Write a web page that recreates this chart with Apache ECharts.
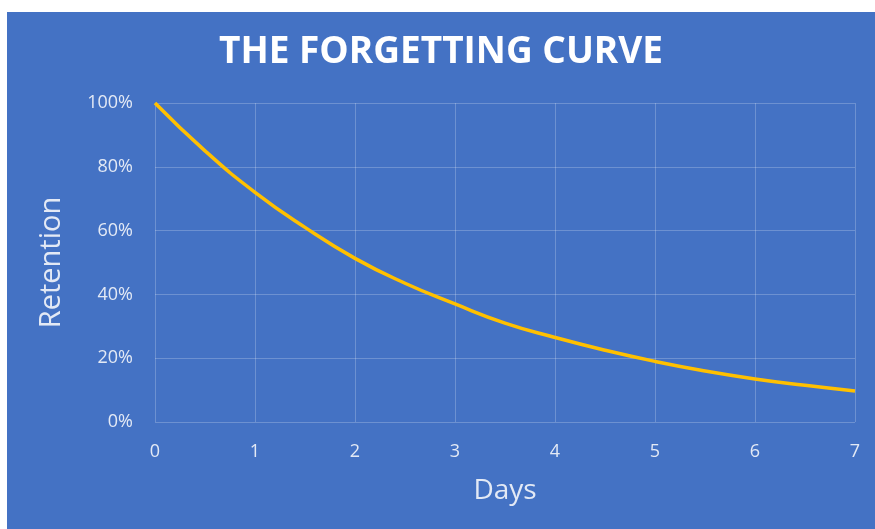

...

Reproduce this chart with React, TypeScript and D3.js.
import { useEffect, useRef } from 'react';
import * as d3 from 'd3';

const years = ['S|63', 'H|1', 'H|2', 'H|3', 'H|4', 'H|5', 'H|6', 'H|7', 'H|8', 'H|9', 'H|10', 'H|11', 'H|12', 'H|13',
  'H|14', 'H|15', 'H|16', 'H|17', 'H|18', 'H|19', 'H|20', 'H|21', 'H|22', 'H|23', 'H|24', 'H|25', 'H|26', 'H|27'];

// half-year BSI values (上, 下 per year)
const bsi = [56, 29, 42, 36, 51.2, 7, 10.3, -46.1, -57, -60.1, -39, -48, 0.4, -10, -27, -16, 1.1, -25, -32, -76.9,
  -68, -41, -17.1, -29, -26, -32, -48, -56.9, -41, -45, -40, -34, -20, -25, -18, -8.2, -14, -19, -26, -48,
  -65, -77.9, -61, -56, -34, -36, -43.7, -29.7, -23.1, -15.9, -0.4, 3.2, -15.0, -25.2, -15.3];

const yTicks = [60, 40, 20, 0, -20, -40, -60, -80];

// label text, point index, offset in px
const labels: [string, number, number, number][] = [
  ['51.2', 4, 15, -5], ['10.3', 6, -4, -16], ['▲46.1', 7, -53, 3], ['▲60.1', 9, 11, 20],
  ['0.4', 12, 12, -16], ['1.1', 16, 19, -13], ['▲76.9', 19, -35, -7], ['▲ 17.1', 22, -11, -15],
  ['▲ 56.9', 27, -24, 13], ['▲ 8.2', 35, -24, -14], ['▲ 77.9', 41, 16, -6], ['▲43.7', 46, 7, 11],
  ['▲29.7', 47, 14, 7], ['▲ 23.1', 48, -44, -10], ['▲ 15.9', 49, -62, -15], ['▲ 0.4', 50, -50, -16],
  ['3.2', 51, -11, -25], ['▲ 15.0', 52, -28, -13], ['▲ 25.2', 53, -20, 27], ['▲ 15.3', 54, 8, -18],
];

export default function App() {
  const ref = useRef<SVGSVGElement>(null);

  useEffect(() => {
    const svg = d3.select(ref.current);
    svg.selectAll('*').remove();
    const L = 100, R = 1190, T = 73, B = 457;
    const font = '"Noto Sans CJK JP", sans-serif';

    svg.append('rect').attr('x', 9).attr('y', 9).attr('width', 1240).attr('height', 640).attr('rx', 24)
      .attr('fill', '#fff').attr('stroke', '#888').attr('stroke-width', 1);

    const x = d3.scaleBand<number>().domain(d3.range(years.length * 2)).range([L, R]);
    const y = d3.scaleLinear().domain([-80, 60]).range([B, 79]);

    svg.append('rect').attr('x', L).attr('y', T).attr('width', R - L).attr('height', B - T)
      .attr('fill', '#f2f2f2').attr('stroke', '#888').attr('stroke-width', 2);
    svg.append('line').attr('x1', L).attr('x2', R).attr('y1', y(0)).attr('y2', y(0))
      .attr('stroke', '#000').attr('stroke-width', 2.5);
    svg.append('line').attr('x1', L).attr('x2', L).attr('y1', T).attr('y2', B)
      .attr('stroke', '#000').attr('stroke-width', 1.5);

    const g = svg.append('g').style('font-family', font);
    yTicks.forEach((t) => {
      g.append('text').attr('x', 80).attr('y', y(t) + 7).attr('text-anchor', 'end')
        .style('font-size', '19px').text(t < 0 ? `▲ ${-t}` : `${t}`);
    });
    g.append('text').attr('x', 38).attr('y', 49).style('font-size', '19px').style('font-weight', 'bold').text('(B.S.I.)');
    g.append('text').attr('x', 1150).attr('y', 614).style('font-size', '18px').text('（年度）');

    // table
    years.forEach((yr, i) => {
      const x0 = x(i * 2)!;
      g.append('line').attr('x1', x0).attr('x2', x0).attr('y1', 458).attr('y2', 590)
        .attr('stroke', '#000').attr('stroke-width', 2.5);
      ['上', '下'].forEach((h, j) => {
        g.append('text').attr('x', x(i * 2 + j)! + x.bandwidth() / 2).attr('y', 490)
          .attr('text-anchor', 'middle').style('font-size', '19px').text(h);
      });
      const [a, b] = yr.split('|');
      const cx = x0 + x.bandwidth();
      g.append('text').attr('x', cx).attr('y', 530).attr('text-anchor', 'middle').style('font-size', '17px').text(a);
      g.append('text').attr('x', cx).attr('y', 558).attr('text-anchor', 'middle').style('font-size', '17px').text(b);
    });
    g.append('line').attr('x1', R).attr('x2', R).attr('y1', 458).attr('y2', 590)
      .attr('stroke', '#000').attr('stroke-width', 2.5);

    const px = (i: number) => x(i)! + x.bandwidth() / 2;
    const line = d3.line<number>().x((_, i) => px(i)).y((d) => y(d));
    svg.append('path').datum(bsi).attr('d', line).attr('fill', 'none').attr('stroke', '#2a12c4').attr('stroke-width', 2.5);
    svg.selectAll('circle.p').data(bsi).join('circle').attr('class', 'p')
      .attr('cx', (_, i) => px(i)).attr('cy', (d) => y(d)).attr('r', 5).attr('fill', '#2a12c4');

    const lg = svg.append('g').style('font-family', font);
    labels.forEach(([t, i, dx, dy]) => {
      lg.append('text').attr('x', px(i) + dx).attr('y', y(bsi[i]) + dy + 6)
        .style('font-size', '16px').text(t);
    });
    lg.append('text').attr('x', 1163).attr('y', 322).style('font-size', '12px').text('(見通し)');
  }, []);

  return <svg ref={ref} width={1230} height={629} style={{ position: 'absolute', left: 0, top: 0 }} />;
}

* * *

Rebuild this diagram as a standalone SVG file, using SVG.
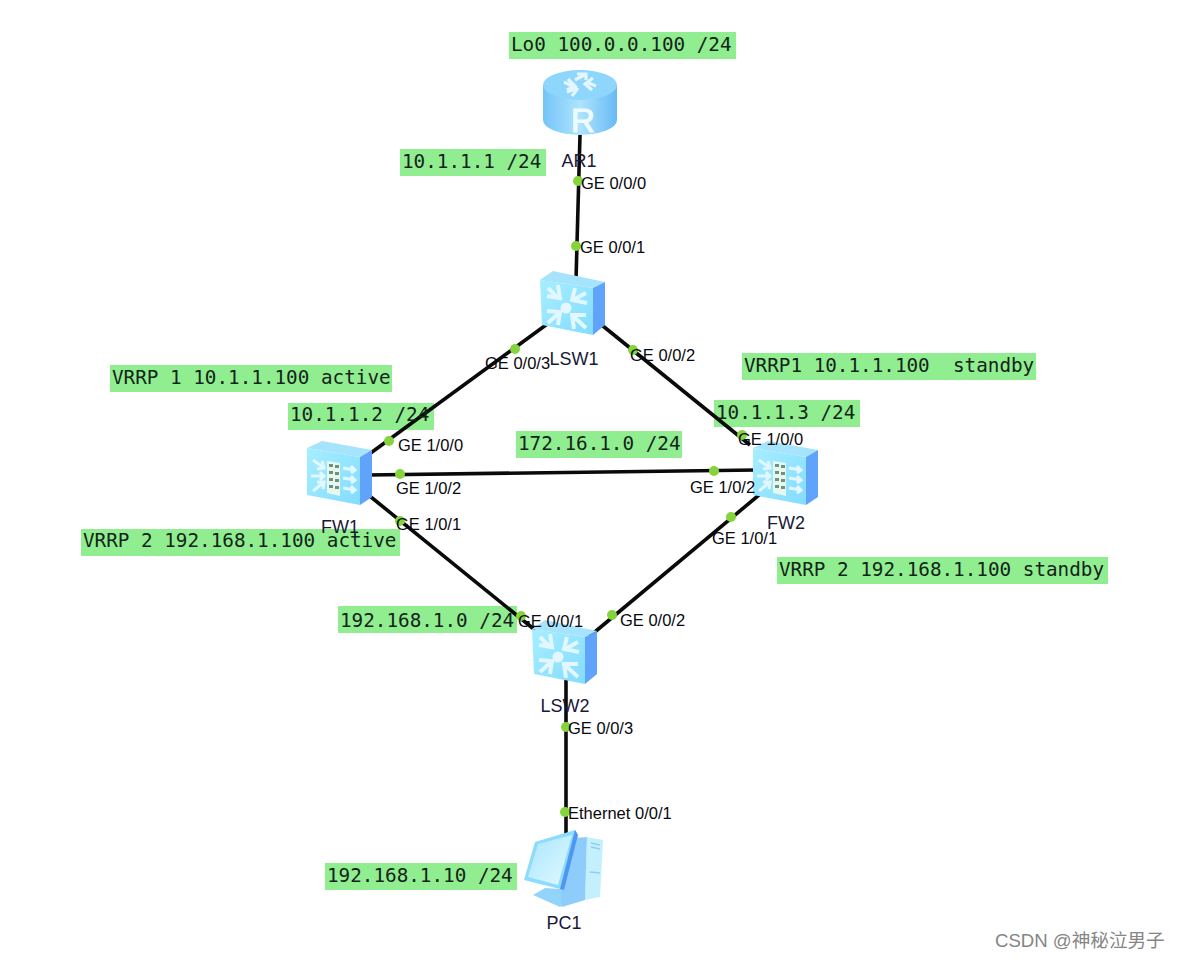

Problem to work on
Exact duplication is required for the lines above, from the line that contains "Reproduce this chart" to the line that contains "const y = d3.scaleLinear().domain([-80, 60]).range([B, 79]);", inclusive; omit all others.

Response to this exercise
Reproduce this chart with React, TypeScript and D3.js.
import { useEffect, useRef } from 'react';
import * as d3 from 'd3';

const years = ['S|63', 'H|1', 'H|2', 'H|3', 'H|4', 'H|5', 'H|6', 'H|7', 'H|8', 'H|9', 'H|10', 'H|11', 'H|12', 'H|13',
  'H|14', 'H|15', 'H|16', 'H|17', 'H|18', 'H|19', 'H|20', 'H|21', 'H|22', 'H|23', 'H|24', 'H|25', 'H|26', 'H|27'];

// half-year BSI values (上, 下 per year)
const bsi = [56, 29, 42, 36, 51.2, 7, 10.3, -46.1, -57, -60.1, -39, -48, 0.4, -10, -27, -16, 1.1, -25, -32, -76.9,
  -68, -41, -17.1, -29, -26, -32, -48, -56.9, -41, -45, -40, -34, -20, -25, -18, -8.2, -14, -19, -26, -48,
  -65, -77.9, -61, -56, -34, -36, -43.7, -29.7, -23.1, -15.9, -0.4, 3.2, -15.0, -25.2, -15.3];

const yTicks = [60, 40, 20, 0, -20, -40, -60, -80];

// label text, point index, offset in px
const labels: [string, number, number, number][] = [
  ['51.2', 4, 15, -5], ['10.3', 6, -4, -16], ['▲46.1', 7, -53, 3], ['▲60.1', 9, 11, 20],
  ['0.4', 12, 12, -16], ['1.1', 16, 19, -13], ['▲76.9', 19, -35, -7], ['▲ 17.1', 22, -11, -15],
  ['▲ 56.9', 27, -24, 13], ['▲ 8.2', 35, -24, -14], ['▲ 77.9', 41, 16, -6], ['▲43.7', 46, 7, 11],
  ['▲29.7', 47, 14, 7], ['▲ 23.1', 48, -44, -10], ['▲ 15.9', 49, -62, -15], ['▲ 0.4', 50, -50, -16],
  ['3.2', 51, -11, -25], ['▲ 15.0', 52, -28, -13], ['▲ 25.2', 53, -20, 27], ['▲ 15.3', 54, 8, -18],
];

export default function App() {
  const ref = useRef<SVGSVGElement>(null);

  useEffect(() => {
    const svg = d3.select(ref.current);
    svg.selectAll('*').remove();
    const L = 100, R = 1190, T = 73, B = 457;
    const font = '"Noto Sans CJK JP", sans-serif';

    svg.append('rect').attr('x', 9).attr('y', 9).attr('width', 1240).attr('height', 640).attr('rx', 24)
      .attr('fill', '#fff').attr('stroke', '#888').attr('stroke-width', 1);

    const x = d3.scaleBand<number>().domain(d3.range(years.length * 2)).range([L, R]);
    const y = d3.scaleLinear().domain([-80, 60]).range([B, 79]);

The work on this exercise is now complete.